Because they were, right?
Then, we went to see the Purdue marching band play at our high school, because our high school is kewl. And because it was my birthday weekend (and because I'm the prom queen), they played Thriller. It looked something like this.
The only real difference is that it was darker, and we were in a smaller stadium, and there was this crazy chick in a sparkly pink tiara who started shrieking and giggling at the beginning of the song and didn't stop until long after it was over. That chick may have been me.
And then? As if it couldn't get any better? I got a book with zombie cows in it. There was a bunch of other, intensely cool stuff, but I'd like to focus on the zombie cows. Because really, how cool is that? I think I'm in love now. Not in the I-want-to-marry-you-and-have-your-babies kind of way, because I'm quite happy with my ninja, thank you. But in an I'd-like-to-be-your-Padawan-but-only-if-I-don't-have-to-have-that-stupid-braid-that-looks-like-an-80s-rattail way.

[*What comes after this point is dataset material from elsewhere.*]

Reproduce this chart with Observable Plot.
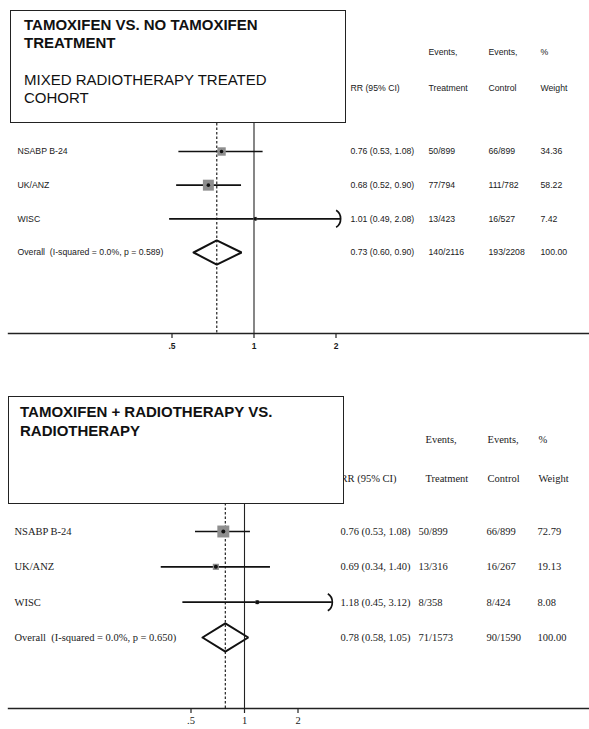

Yes, A. Lee Martinez, I mean you. You write about zombie cows and yeti infestations in freezers and robots. I love you, man, and I'm saying that in the drunk and don't really mean it kind of way. If you have not discovered A. Lee Martinez, let me put it to you this way: He's in my Snarfalicious Hall of Fame. He's THAT funny. You should read his books, people. Srsly.
Although I should probably mention that there is some hubba hubba and some ouchie ouch. That would be sex and violence, for those of you no longer in preschool. But it's FUNNY sex and violence.